WaPo's Marcus Doesn't Get Opposition to Repealing 'Don't Ask, Don't Tell'

It's one thing to advocate for the repeal of “Don't Ask, Don't Tell.” It's altogether another to maintain that you find the other side of the argument “incomprehensible.” But that's what Washington Post columnist Ruth Marcus did in her Feb. 24 column, “The Inevitable Backlash on 'Don't Ask, Don't Tell.'”


While stating that DADT should be repealed, Marcus professed to be perplexed at why some are hesitant to repeal the military's policy and frustrated that the top brass chose not to precipitate the change all at once.

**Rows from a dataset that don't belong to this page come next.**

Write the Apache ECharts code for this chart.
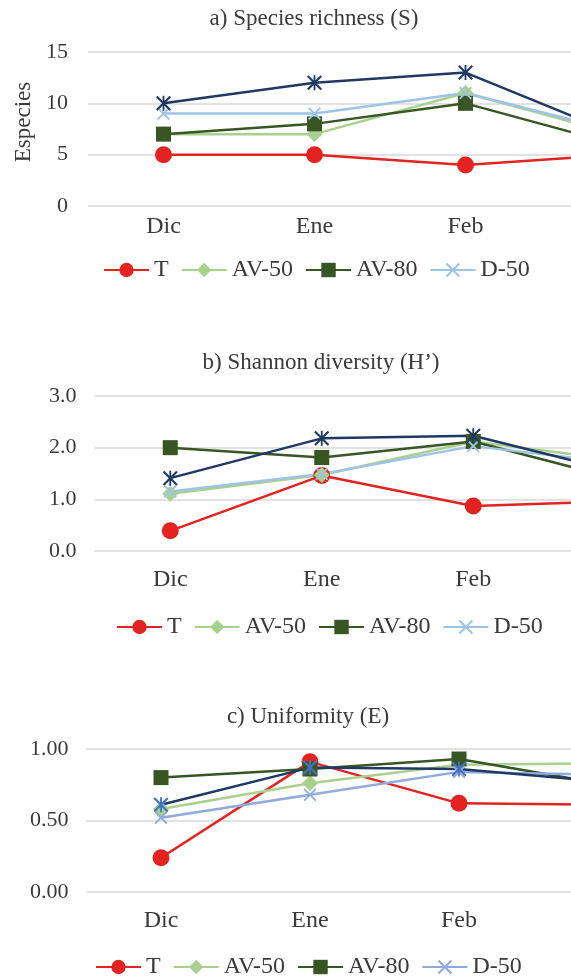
<!DOCTYPE html>
<html><head><meta charset="utf-8">
<script src="https://cdn.jsdelivr.net/npm/echarts@6/dist/echarts.min.js"></script>
<style>
html,body{margin:0;padding:0;background:#fff;width:571px;height:980px;overflow:hidden;position:relative}
.c{position:absolute;left:0;top:0;width:780px;height:980px}
</style></head>
<body>
<div id="a" class="c"></div><div id="b" class="c"></div><div id="cc" class="c"></div>
<script>
const categories = ['Dic', 'Ene', 'Feb', 'Mar'];
const legendNames = ['T', 'AV-50', 'AV-80', 'D-50'];
const extraName = 'D-80';

// a) Species richness (S)
const richT    = [5, 5, 4, 5];
const richAV50 = [7, 7, 11, 7];
const richAV80 = [7, 8, 10, 6];
const richD50  = [9, 9, 11, 7.3];
const richD80  = [10, 12, 13, 7];
const richTicks = [0, 5, 10, 15];

// b) Shannon diversity (H')
const shanT    = [0.39, 1.46, 0.87, 0.97];
const shanAV50 = [1.11, 1.47, 2.12, 1.74];
const shanAV80 = [2.00, 1.81, 2.12, 1.36];
const shanD50  = [1.15, 1.49, 2.03, 1.69];
const shanD80  = [1.41, 2.18, 2.23, 1.50];
const shanTicks = [0.0, 1.0, 2.0, 3.0];

// c) Uniformity (E)
const uniT    = [0.24, 0.91, 0.62, 0.61];
const uniAV50 = [0.58, 0.76, 0.89, 0.90];
const uniAV80 = [0.80, 0.86, 0.93, 0.75];
const uniD50  = [0.52, 0.68, 0.84, 0.82];
const uniD80  = [0.61, 0.87, 0.86, 0.77];
const uniTicks = [0.00, 0.50, 1.00];

const FONT = '"Liberation Serif", "DejaVu Serif", serif';
const TXT = '#3a3a3a';
const XPATH = 'path://M0 1L1 0L5 4L9 0L10 1L6 5L10 9L9 10L5 6L1 10L0 9L4 5Z';
const STARPATH = 'path://M0 1L1 0L5 4L9 0L10 1L6 5L10 9L9 10L5 6L1 10L0 9L4 5Z M4.4 0L5.6 0L5.6 10L4.4 10Z';

function mk(el, cfg) {
  const chart = echarts.init(document.getElementById(el), null, {renderer: 'canvas'});
  const s = (name, data, color, symbol, size, extra) => Object.assign({
    name, type: 'line', data, symbol, symbolSize: size,
    lineStyle: {color, width: 2.5},
    itemStyle: {color, borderWidth: 0},
    z: 2
  }, extra || {});
  const d = cfg.data;
  const series = [
    s(legendNames[0], d[0], '#e32322', 'circle', 17),
    s(legendNames[1], d[1], '#a9d18e', 'diamond', 16),
    s(legendNames[2], d[2], '#375623', 'rect', 15),
    s(legendNames[3], d[3], cfg.d50Color, XPATH, 13),
    s(extraName, d[4], '#203864', STARPATH, 15, {itemStyle: {color: cfg.starColor}, lineStyle: {color: '#203864', width: 2.5}})
  ];
  chart.setOption({
    animation: false,
    textStyle: {fontFamily: FONT},
    title: {
      text: cfg.title, left: cfg.titleX, top: cfg.titleTop, textAlign: 'center',
      textStyle: {fontFamily: FONT, fontSize: 23, fontWeight: 'normal', color: TXT}
    },
    legend: {
      data: legendNames, left: cfg.legendLeft, top: cfg.legendTop,
      itemWidth: 45, itemHeight: 18, itemGap: 12,
      textStyle: {fontFamily: FONT, fontSize: 24, color: TXT}
    },
    grid: {left: cfg.left, top: cfg.top, width: cfg.width, height: cfg.height,
      containLabel: false, outerBoundsMode: 'none'},
    xAxis: {
      type: 'category', data: categories, boundaryGap: true,
      axisLine: {show: false}, axisTick: {show: false},
      axisLabel: {fontFamily: FONT, fontSize: 24, color: TXT, margin: cfg.xMargin}
    },
    yAxis: {
      type: 'value', min: cfg.ticks[0], max: cfg.ticks[cfg.ticks.length - 1],
      interval: cfg.ticks[1] - cfg.ticks[0],
      name: cfg.yName || '', nameLocation: 'middle', nameGap: cfg.nameGap || 0,
      nameTextStyle: {fontFamily: FONT, fontSize: 23, color: TXT, padding: [0, 0, 0, 14]},
      axisLine: {show: false}, axisTick: {show: false},
      axisLabel: {fontFamily: FONT, fontSize: 22, color: TXT, margin: cfg.yMargin,
        formatter: v => v.toFixed(cfg.dec)},
      splitLine: {lineStyle: {color: '#d9d9d9', width: 1.5}}
    },
    series
  });
}

mk('a', {
  title: 'a) Species richness (S)', titleX: 309, titleTop: 2,
  legendLeft: 98, legendTop: 253,
  left: 88, top: 52, width: 604, height: 154,
  ticks: richTicks, dec: 0, yMargin: 20, xMargin: 9,
  yName: 'Especies', nameGap: 47,
  d50Color: '#9dc3e6', starColor: '#203864',
  data: [richT, richAV50, richAV80, richD50, richD80]
});
mk('b', {
  title: "b) Shannon diversity (H\u2019)", titleX: 316, titleTop: 346,
  legendLeft: 111, legendTop: 610,
  left: 94.5, top: 396, width: 606, height: 155,
  ticks: shanTicks, dec: 1, yMargin: 18, xMargin: 17,
  d50Color: '#9dc3e6', starColor: '#203864',
  data: [shanT, shanAV50, shanAV80, shanD50, shanD80]
});
mk('cc', {
  title: 'c) Uniformity (E)', titleX: 303, titleTop: 700,
  legendLeft: 90, legendTop: 950,
  left: 86.5, top: 749, width: 596, height: 143,
  ticks: uniTicks, dec: 2, yMargin: 18, xMargin: 17,
  d50Color: '#8faadc', starColor: '#4472c4',
  data: [uniT, uniAV50, uniAV80, uniD50, uniD80]
});
</script>
</body></html>
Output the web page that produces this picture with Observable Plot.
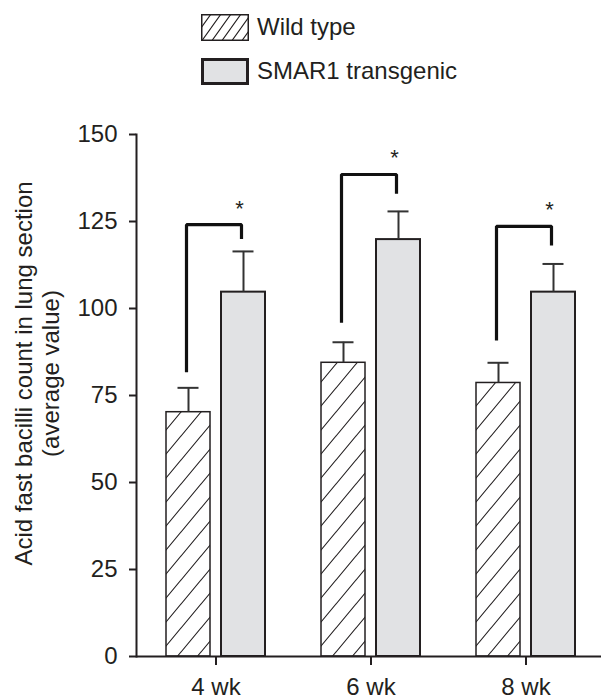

“I don't spend a lot of time chatting up generals,” Marcus wrote. “But I've spent enough to know that, just below the top-most ranks, there remains an enormous, if incomprehensible, amount of squeamishness about letting gay men and women serve openly in the military.”

And she found it “disappointing” that those generals she doesn't kibbutz with have attempted to slow down the process of repeal. She apparently thinks they should rush into things without understanding the impact.

Marcus even went back 17 years ago and stated that the generals managed to, “intimidate them out of lifting the ban, or at the very least putting a moratorium on its enforcement.”

She also bashed the current generals and wrote, “Do Casey and Schwartz really have so little faith in their troops that they think serving with people they probably already know are gay will impede their performance?”  Marcus continued to ask, “Do they think U.S. personnel are less capable of adapting to this change than those in the many countries – including Israel, Argentina, the Philippines, South Africa and the entire European Union, with the exception of Greece – that allow gays to serve openly?”

She didn't mention that, except for Israel, none of those militaries has particularly heavy defense responsibilities. Some of those EU countries she sited have militaries in roughly the same way Britain has a monarchy – more out of nostalgia than anything else.

Marcus maintained that ending DADT would increase the troop levels, although she failed to give the number waiting to join. And anyway, it's only old cavemen that could possibly be opposed. “In the military, as elsewhere, this is, thankfully, a generational issue. Casey is 61, Schwartz just a few years younger. Younger officers, I suspect, are not much different from younger people outside the military: more comfortable with gay colleagues and friends.”